Wofer Valve manufactures a complete range of forged steel gate, globe, check, and ball valves in pressure classes ASME 800, 1500, 2000, and 2500, with body materials including A105 carbon steel, F5/F9/F91 alloy steel, F304/F316 stainless steel, and F316L low-carbon stainless steel. All forgings are sourced from reputable foundries and tested to ASTM requirements.

Forging vs Casting: Why Forging Matters

The fundamental difference between forged and cast valves lies in the manufacturing process and its effect on material properties. Cast valves are produced by pouring molten metal into a mold, which can introduce porosity, shrinkage cavities, and inclusions into the finished product. While modern casting techniques produce high-quality components, the inherent limitations of the casting process can result in hidden defects that may lead to sudden failure under high-pressure conditions. Forging eliminates these concerns by mechanically working the metal, which closes up internal voids, refines the grain structure, and produces a component with isotropic (uniform in all directions) mechanical properties.

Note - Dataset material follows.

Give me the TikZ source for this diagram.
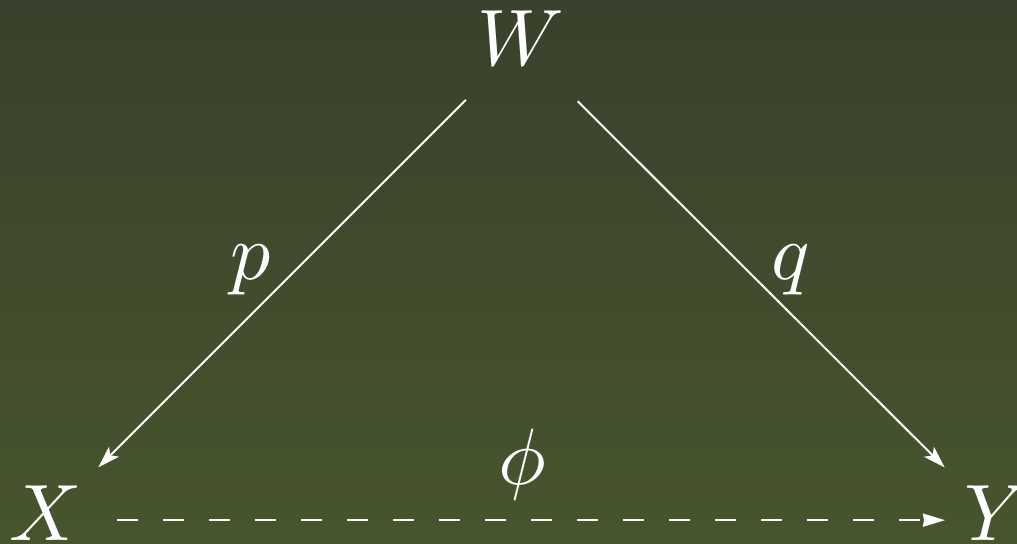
\documentclass[tikz,border=0pt]{standalone}
\usetikzlibrary{arrows.meta}
\definecolor{bgtop}{RGB}{58,65,44}
\definecolor{bgbot}{RGB}{71,85,46}
\begin{document}
\begin{tikzpicture}[x=0.5pt,y=0.5pt,
  lab/.style={text=white,inner sep=0pt,scale=4,font=\fontsize{10}{12}\selectfont},
  arr/.style={draw=white,line width=1pt,-{Stealth[length=11pt,width=7pt,inset=2.5pt]}},
  darr/.style={draw=white,line width=1pt,dash pattern=on 10.5pt off 12.5pt,-{Stealth[length=11pt,width=6.5pt,inset=0.5pt]}}]
\shade[top color=bgtop,bottom color=bgbot] (0,0) rectangle (1017,543);
\useasboundingbox (0,0) rectangle (1017,543);
\node[lab,anchor=base] (W) at (521,478) {$W$};
\node[lab,anchor=base] (X) at (46,3) {$X$};
\node[lab,anchor=base] (Y) at (997,3) {$Y$};
\node[lab,anchor=base] (p) at (251,263.5) {$p$};
\node[lab,anchor=base] (q) at (791,263.5) {$q$};
\node[lab,anchor=base] (phi) at (522,58.5) {$\phi$};
\draw[arr,shorten <=39pt,shorten >=37pt] ([yshift=-3.5pt]W.center) -- ([yshift=-3.5pt]X.center);
\draw[arr,shorten <=40pt,shorten >=37pt] ([yshift=-3.5pt]W.center) -- ([yshift=-3.5pt]Y.center);
\draw[darr,shorten <=35.5pt,shorten >=26pt] ([yshift=-3.75pt]X.center) -- ([yshift=-3.75pt]Y.center);
\end{tikzpicture}
\end{document}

Forged components consistently demonstrate higher tensile strength, yield strength, impact toughness, and fatigue resistance compared to equivalent castings.

Common Types of Forged Steel Valves

Forged steel gate valves are used primarily for on-off isolation service in high-pressure piping systems, with sizes typically ranging from 1/2 inch to 2 inch in pressure classes 800 through 2500. Forged steel globe valves provide throttling service for flow regulation in control applications, offering precise flow control through the relationship between disc position and flow area. Forged steel check valves (swing and piston types) prevent reverse flow in high-pressure lines. Forged steel ball valves provide quarter-turn isolation with tight shut-off and are increasingly popular due to their compact size and ease of operation. All of these types are commonly supplied with socket-weld or threaded end connections for smaller sizes, and butt-weld ends for higher-pressure applications.

Applications in Oil and Gas

The oil and gas industry is the largest consumer of forged steel valves, using them throughout production, processing, and transportation systems. Upstream applications include wellhead equipment, Christmas trees, flowlines, and production manifolds where pressures can exceed 10,000 psi and temperatures may range from sub-zero arctic conditions to over 300 degrees Celsius in deep wells. Midstream applications include compressor stations, pump stations, and metering stations on pipelines. Downstream applications include refinery process piping, high-pressure reactor systems, and utility systems. API 602 (Gate, Globe, and Check Valves for Sizes DN 100 and Smaller for the Petroleum and Natural Gas Industries) is the primary standard governing forged steel valves in oil and gas service.

Quality Assurance and Testing

Quality assurance for forged steel valves is rigorous and well-defined by international standards. All forgings must be tested per ASTM specifications (A105, A182, A350) for chemical composition, mechanical properties, and in some cases impact toughness at design temperature. Valve bodies are typically 100% radiographed or ultrasonically tested to detect any internal defects. Pressure testing per API 598 or ASME B16.34 includes a shell test at 1.5 times the rated pressure and a seat closure test at 1.1 times the rated pressure. Additional testing may include positive material identification (PMI), ferrite content measurement for austenitic stainless steels, hydrogen service testing per NACE MR0175/ISO 15156, and fire testing per API 607 for applications requiring fire-safe certification.